Print exactly the lines that run from the line containing "Write a web" to the line containing "1.5, 1.3, 1.05];", both included, and nothing else; pictures stay out.

_Data entries:_
================================
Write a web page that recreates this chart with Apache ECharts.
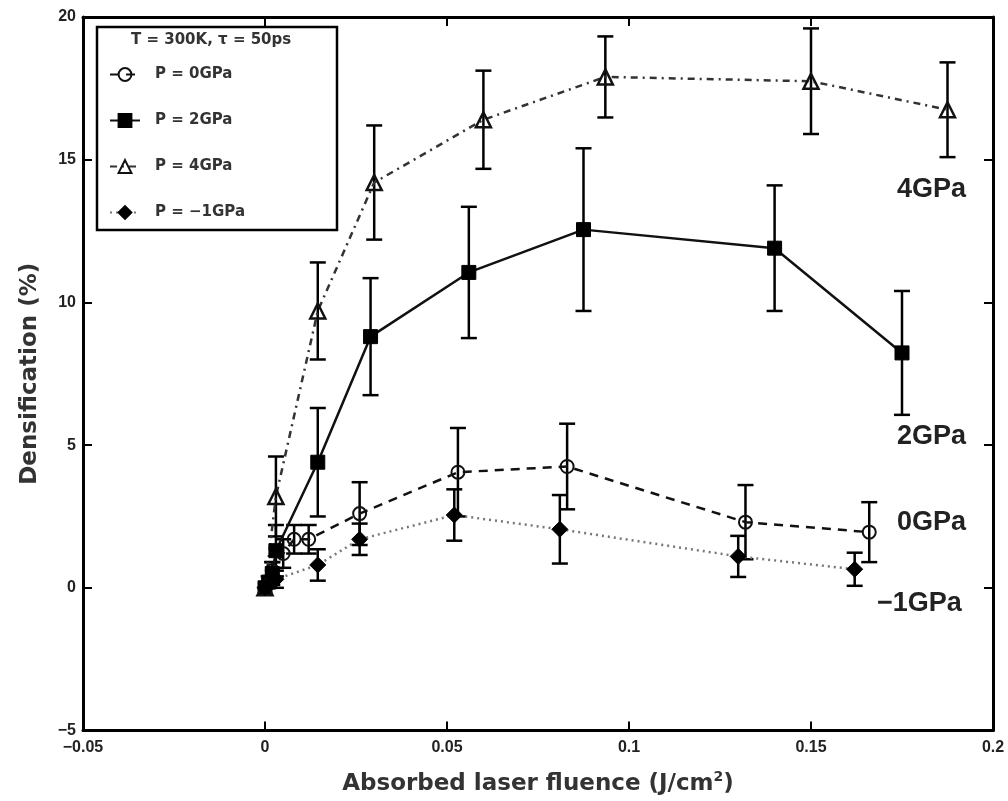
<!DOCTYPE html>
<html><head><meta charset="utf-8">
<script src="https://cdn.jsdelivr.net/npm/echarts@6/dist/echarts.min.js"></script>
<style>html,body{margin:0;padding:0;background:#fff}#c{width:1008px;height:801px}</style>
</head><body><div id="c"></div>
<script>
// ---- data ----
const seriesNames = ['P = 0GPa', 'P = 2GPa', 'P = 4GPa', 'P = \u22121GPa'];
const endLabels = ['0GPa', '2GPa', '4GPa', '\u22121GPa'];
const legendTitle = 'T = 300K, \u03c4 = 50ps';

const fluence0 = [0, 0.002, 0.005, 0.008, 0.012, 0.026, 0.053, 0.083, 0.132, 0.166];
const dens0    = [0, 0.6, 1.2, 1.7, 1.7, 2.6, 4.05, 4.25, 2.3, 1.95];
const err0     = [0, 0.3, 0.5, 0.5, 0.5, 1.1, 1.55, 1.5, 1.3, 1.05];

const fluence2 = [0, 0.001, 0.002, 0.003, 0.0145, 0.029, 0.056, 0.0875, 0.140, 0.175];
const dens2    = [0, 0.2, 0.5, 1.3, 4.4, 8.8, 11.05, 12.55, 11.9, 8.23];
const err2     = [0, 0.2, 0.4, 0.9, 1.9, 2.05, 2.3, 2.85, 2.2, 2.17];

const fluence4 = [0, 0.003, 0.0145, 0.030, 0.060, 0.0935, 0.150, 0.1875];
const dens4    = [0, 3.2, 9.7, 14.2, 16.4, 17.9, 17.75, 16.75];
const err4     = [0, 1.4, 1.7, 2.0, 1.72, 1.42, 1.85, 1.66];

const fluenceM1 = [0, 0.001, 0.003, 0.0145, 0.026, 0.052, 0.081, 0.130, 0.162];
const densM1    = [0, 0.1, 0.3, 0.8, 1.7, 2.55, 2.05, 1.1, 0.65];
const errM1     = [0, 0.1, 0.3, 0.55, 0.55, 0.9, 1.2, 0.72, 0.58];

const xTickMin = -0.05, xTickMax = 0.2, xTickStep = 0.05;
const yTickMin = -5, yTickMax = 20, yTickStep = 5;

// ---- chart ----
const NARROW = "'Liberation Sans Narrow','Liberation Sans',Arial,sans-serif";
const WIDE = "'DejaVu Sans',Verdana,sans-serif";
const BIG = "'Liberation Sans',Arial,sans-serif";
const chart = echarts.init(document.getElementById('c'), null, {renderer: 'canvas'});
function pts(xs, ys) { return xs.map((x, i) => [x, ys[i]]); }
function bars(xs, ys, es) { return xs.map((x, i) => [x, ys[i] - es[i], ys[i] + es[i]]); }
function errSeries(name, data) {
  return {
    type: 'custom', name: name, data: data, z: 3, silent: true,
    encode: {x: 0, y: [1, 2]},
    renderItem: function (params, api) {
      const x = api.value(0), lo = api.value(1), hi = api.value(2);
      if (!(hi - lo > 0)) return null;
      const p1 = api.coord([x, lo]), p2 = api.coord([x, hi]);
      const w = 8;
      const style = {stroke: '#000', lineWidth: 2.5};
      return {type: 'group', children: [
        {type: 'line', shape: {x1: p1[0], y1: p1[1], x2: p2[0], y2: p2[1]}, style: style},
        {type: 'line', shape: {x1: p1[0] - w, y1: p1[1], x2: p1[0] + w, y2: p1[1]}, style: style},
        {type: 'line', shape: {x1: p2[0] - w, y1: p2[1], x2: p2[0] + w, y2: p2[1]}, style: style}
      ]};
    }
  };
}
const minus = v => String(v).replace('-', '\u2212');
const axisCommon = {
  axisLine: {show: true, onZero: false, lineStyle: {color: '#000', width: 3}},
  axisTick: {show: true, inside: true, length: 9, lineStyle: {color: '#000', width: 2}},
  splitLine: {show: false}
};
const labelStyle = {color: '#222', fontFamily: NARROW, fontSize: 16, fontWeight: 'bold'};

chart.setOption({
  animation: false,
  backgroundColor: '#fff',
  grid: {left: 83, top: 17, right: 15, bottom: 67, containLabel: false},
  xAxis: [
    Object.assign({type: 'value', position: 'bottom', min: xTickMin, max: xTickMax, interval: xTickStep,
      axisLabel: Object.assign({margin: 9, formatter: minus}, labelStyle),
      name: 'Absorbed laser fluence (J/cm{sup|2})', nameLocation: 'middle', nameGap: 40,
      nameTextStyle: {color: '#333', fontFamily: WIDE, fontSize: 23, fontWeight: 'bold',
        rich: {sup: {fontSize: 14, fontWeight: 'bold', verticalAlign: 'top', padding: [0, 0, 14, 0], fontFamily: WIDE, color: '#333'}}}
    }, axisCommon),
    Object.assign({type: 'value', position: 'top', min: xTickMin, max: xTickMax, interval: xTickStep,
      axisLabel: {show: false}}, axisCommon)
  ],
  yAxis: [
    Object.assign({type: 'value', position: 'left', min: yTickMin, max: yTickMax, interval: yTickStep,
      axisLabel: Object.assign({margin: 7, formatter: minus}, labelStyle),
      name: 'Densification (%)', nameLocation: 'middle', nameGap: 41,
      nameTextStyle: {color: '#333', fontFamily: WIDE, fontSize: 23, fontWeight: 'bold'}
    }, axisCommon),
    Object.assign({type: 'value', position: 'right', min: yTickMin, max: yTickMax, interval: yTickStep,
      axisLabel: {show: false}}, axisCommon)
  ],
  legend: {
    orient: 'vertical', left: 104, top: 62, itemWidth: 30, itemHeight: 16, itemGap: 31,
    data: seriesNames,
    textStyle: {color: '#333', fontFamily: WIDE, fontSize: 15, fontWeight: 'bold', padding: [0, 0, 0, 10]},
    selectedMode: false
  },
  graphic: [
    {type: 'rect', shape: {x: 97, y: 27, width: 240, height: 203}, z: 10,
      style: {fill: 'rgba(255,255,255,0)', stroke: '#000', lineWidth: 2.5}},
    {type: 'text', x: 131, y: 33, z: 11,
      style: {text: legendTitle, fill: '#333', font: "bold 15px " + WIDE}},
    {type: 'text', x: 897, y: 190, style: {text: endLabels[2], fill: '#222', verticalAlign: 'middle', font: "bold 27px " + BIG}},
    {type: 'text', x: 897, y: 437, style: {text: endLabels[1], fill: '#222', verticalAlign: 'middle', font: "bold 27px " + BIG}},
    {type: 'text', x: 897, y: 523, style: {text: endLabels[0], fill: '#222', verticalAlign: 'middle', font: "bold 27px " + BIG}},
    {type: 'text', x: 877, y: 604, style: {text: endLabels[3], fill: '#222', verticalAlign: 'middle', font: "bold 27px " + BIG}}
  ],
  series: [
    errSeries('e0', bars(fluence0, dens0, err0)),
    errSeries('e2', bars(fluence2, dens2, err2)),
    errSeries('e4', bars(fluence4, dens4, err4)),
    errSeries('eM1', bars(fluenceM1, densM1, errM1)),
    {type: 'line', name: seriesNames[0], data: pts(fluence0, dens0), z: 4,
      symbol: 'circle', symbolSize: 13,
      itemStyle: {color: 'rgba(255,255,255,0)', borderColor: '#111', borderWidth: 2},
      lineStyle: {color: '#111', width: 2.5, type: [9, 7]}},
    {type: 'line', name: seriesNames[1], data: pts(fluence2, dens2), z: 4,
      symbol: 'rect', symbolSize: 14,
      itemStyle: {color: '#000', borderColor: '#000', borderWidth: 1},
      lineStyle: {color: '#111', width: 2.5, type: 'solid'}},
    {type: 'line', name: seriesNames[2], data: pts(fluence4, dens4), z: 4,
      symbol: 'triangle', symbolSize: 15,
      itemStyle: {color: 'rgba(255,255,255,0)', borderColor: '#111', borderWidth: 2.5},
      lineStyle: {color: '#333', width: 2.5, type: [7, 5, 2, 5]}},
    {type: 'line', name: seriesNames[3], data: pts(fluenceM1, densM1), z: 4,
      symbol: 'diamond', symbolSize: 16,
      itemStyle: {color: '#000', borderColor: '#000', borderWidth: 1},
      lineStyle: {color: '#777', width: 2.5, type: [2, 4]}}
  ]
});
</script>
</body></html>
================================
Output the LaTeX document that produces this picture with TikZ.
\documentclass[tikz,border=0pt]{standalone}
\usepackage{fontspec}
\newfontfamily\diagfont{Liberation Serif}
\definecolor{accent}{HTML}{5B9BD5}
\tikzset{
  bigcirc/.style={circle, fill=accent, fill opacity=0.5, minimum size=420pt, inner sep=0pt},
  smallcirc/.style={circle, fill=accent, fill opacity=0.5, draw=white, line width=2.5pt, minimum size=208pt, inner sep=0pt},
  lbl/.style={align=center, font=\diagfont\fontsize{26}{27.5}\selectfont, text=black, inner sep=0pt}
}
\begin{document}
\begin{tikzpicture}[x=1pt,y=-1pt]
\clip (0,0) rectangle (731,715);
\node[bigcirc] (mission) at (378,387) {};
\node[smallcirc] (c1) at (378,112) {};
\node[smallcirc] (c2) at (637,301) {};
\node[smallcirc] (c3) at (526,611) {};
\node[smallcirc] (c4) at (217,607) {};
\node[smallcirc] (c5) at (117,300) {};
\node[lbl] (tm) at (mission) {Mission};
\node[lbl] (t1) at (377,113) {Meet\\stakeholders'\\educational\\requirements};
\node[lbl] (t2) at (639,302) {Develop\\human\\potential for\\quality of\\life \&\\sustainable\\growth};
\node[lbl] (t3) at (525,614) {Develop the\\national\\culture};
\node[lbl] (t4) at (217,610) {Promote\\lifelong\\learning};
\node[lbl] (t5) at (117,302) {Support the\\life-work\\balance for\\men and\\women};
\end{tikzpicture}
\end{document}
================================
_Problem solution:_
Write a web page that recreates this chart with Apache ECharts.
<!DOCTYPE html>
<html><head><meta charset="utf-8">
<script src="https://cdn.jsdelivr.net/npm/echarts@6/dist/echarts.min.js"></script>
<style>html,body{margin:0;padding:0;background:#fff}#c{width:1008px;height:801px}</style>
</head><body><div id="c"></div>
<script>
// ---- data ----
const seriesNames = ['P = 0GPa', 'P = 2GPa', 'P = 4GPa', 'P = \u22121GPa'];
const endLabels = ['0GPa', '2GPa', '4GPa', '\u22121GPa'];
const legendTitle = 'T = 300K, \u03c4 = 50ps';

const fluence0 = [0, 0.002, 0.005, 0.008, 0.012, 0.026, 0.053, 0.083, 0.132, 0.166];
const dens0    = [0, 0.6, 1.2, 1.7, 1.7, 2.6, 4.05, 4.25, 2.3, 1.95];
const err0     = [0, 0.3, 0.5, 0.5, 0.5, 1.1, 1.55, 1.5, 1.3, 1.05];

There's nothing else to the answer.